Richmond’s modern geography has been shaped by reactionary forces who have wanted to preserve a mythology of the Confederate South. The latest iteration comes from the Virginia Council’s promotion of historical preservation, but what underlies “preserving tradition” is an all too familiar dynamic of racist revisionism. The Virginia Council formed in 2021 in response to statue removal that they perceived as a threat to Richmond’s historic legacy. Founded by John Reid, a radio personality on WRVA, the board consists of a former Dominion Energy executive, the former head of a Christian school, executives of Common Sense Society, and former members of the Victims of Communism Memorial Foundation. The primary funding for Virginia Council comes from the Common Sense Society whose leadership board is stacked with former members of the Victims of Communism Memorial Foundation and the Heritage Foundation. CSS chairman Thomas Peterffy is a billionaire that has given over $2 million to Glenn Youngkin’s PAC for upcoming November Virginia elections. The chairman emeritus of the Victims of Communism Memorial Foundation is Edwin J. Feulner who is also the founder and president of the Heritage Foundation, known as a pass-through organization for the Koch brothers dark money.

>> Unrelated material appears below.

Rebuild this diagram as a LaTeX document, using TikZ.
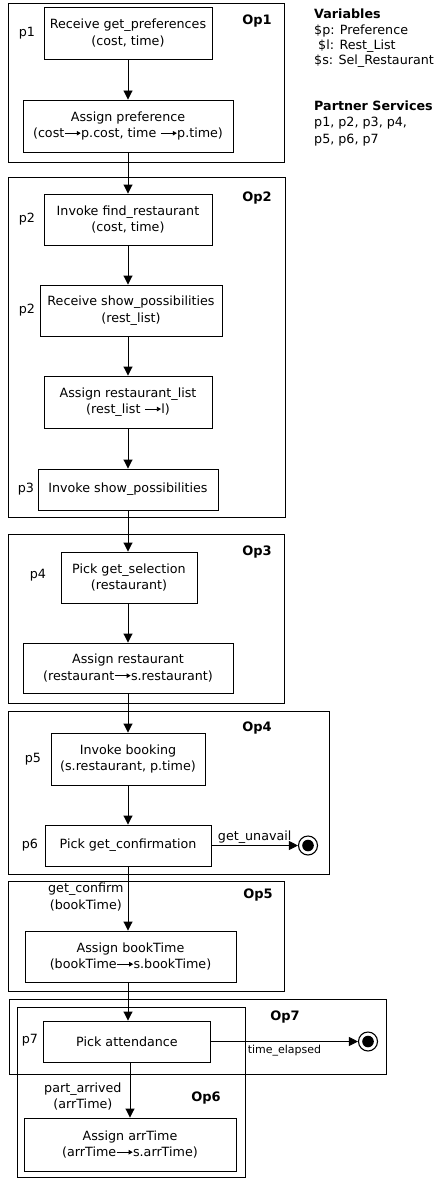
\documentclass[tikz,border=0pt]{standalone}
\usepackage{fontspec}
\setmainfont{DejaVu Sans}
\usetikzlibrary{arrows.meta}
% small assignment arrow used inside the activity labels
\newcommand\asgn{\tikz[baseline=-4.6pt]\draw[line width=0.8pt,-{Triangle[length=4pt,width=4.5pt]}] (0pt,0pt)--(16pt,0pt);}
\begin{document}
\begin{tikzpicture}[x=1pt,y=-1pt,
  txt/.style={font=\fontsize{12.7}{16.6}\selectfont},
  act/.style={draw, line width=0.9pt, align=center, inner sep=0pt, txt},
  opbox/.style={draw, line width=1pt, anchor=north west, inner sep=0pt},
  oplbl/.style={font=\fontsize{13}{15}\selectfont\bfseries},
  plbl/.style={txt},
  side/.style={txt, anchor=base west, inner sep=0pt},
  arr/.style={line width=0.9pt, -{Triangle[length=9pt,width=9pt]}},
  final/.style={circle, draw, line width=1.1pt, minimum size=19pt, inner sep=0pt,
    path picture={\fill (path picture bounding box.center) circle (5.8pt);}},
]
\useasboundingbox (0,0) rectangle (447,1180);

% operation frames
\node[opbox, minimum width=276pt, minimum height=159pt] (op1) at (8,3) {};
\node[opbox, minimum width=277pt, minimum height=340pt] (op2) at (8,177) {};
\node[opbox, minimum width=276pt, minimum height=169pt] (op3) at (8,534) {};
\node[opbox, minimum width=321pt, minimum height=163pt] (op4) at (8,711) {};
\node[opbox, minimum width=276pt, minimum height=110pt] (op5) at (8,881) {};
\node[opbox, minimum width=377pt, minimum height=75pt] (op7) at (9,999) {};
\node[opbox, minimum width=228pt, minimum height=170pt] (op6) at (17,1007) {};

\node[oplbl] (op1l) at (257,21) {Op1};
\node[oplbl] (op2l) at (257,198) {Op2};
\node[oplbl] (op3l) at (257,552) {Op3};
\node[oplbl] (op4l) at (257,728) {Op4};
\node[oplbl] (op5l) at (258,895) {Op5};
\node[oplbl] (op7l) at (285,1017) {Op7};
\node[oplbl] (op6l) at (206,1098) {Op6};

% activities
\node[act, minimum width=168pt, minimum height=52pt] (rgp) at (128,33) {Receive get\_preferences\\(cost, time)};
\node[act, minimum width=210pt, minimum height=52pt] (apref) at (128,126) {Assign preference\\(cost\asgn p.cost, time \asgn p.time)};
\node[act, minimum width=168pt, minimum height=51pt] (ifr) at (128,219.5) {Invoke find\_restaurant\\(cost, time)};
\node[act, minimum width=182pt, minimum height=51pt] (rsp) at (131,310.5) {Receive show\_possibilities\\(rest\_list)};
\node[act, minimum width=168pt, minimum height=52pt] (arl) at (128,402) {Assign restaurant\_list\\(rest\_list \asgn l)};
\node[act, minimum width=180pt, minimum height=41pt] (isp) at (128,489.5) {Invoke show\_possibilities};
\node[act, minimum width=136pt, minimum height=51pt] (pgs) at (129,577.5) {Pick get\_selection\\(restaurant)};
\node[act, minimum width=210pt, minimum height=50pt] (ares) at (128,668) {Assign restaurant\\(restaurant\asgn s.restaurant)};
\node[act, minimum width=154pt, minimum height=52pt] (ibk) at (128,759) {Invoke booking\\(s.restaurant, p.time)};
\node[act, minimum width=166pt, minimum height=41pt] (pgc) at (128,845.5) {Pick get\_confirmation};
\node[act, minimum width=211pt, minimum height=51pt] (abt) at (130.5,956.5) {Assign bookTime\\(bookTime\asgn s.bookTime)};
\node[act, minimum width=167pt, minimum height=41pt] (pat) at (127,1041.5) {Pick attendance};
\node[act, minimum width=212pt, minimum height=53pt] (aat) at (130,1144.5) {Assign arrTime\\(arrTime\asgn s.arrTime)};

% partner labels
\node[plbl] (l1) at (27,33) {p1};
\node[plbl] (l2) at (27,219) {p2};
\node[plbl] (l2b) at (27,310) {p2};
\node[plbl] (l3) at (26,489) {p3};
\node[plbl] (l4) at (38,575) {p4};
\node[plbl] (l5) at (33,759) {p5};
\node[plbl] (l6) at (30,845) {p6};
\node[plbl] (l7) at (30,1040) {p7};

% final states
\node[final] (f1) at (308,845.5) {};
\node[final] (f2) at (368,1041.5) {};

% control flow
\draw[arr] (rgp.south) -- (apref.north);
\draw[arr] (apref.south) -- (ifr.north);
\draw[arr] (ifr.south) -- (ifr.south |- rsp.north);
\draw[arr] (ifr.south |- rsp.south) -- (arl.north);
\draw[arr] (arl.south) -- (isp.north);
\draw[arr] (isp.south) -- (isp.south |- pgs.north);
\draw[arr] (isp.south |- pgs.south) -- (ares.north);
\draw[arr] (ares.south) -- (ibk.north);
\draw[arr] (ibk.south) -- (pgc.north);
\draw[arr] (pgc.south) -- node[txt, pos=0.48, anchor=east, align=center, inner sep=4pt] (gc) {get\_confirm\\(bookTime)} (pgc.south |- abt.north);
\draw[arr] (pgc.south |- abt.south) -- (pgc.south |- pat.north);
\draw[arr] (aat.north |- pat.south) -- node[txt, pos=0.62, anchor=east, align=center, inner sep=8pt] (pa) {part\_arrived\\(arrTime)} (aat.north);
\draw[arr] (pgc.east) -- node[txt, above, inner sep=2pt] (gu) {get\_unavail} (f1.west);
\draw[arr] (pat.east) -- node[font=\fontsize{11}{13}\selectfont, below, inner sep=3pt] (te) {time\_elapsed} (f2.west);

% declarations
\node[side, font={\fontsize{12.7}{15}\selectfont\bfseries}] (v0) at (314,19) {Variables};
\node[side] (v1) at (314,35) {\$p: Preference};
\node[side] (v2) at (314,50) {\ \$l: Rest\_List};
\node[side] (v3) at (314,64.5) {\$s: Sel\_Restaurant};
\node[side, font={\fontsize{12.7}{15}\selectfont\bfseries}] (s0) at (314,111) {Partner Services};
\node[side] (s1) at (314,127) {p1, p2, p3, p4,};
\node[side] (s2) at (314,143) {p5, p6, p7};
\end{tikzpicture}
\end{document}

John Reid’s claim of promoting free speech hides his real intentions of promoting revisionist history. The sponsors for this event include the Virginia Tea Party, the Middle Resolution (a conservative organization that supports “free market” candidates), and a United Daughters of the Confederacy member who defended the KKK. John sees the Confederacy as a “native history” that Richmond families want to support. We should then ask what about the history of Richmond families who didn’t support the Confederacy or those subjugated by it? Common Sense Society alleged support for historical accuracy shrouds the white nationalist values that underlie the organization. Andy is another prop for them to elicit a false narrative of anti-white violence that in actuality is a defense of Confederate racism. Richmond does want an accurate history to be told, one that highlights the fight for liberation and freedom for all residents. Revisionist history is what built the statues and it was truth that torn them down. Its now time that we continue this legacy of abolition.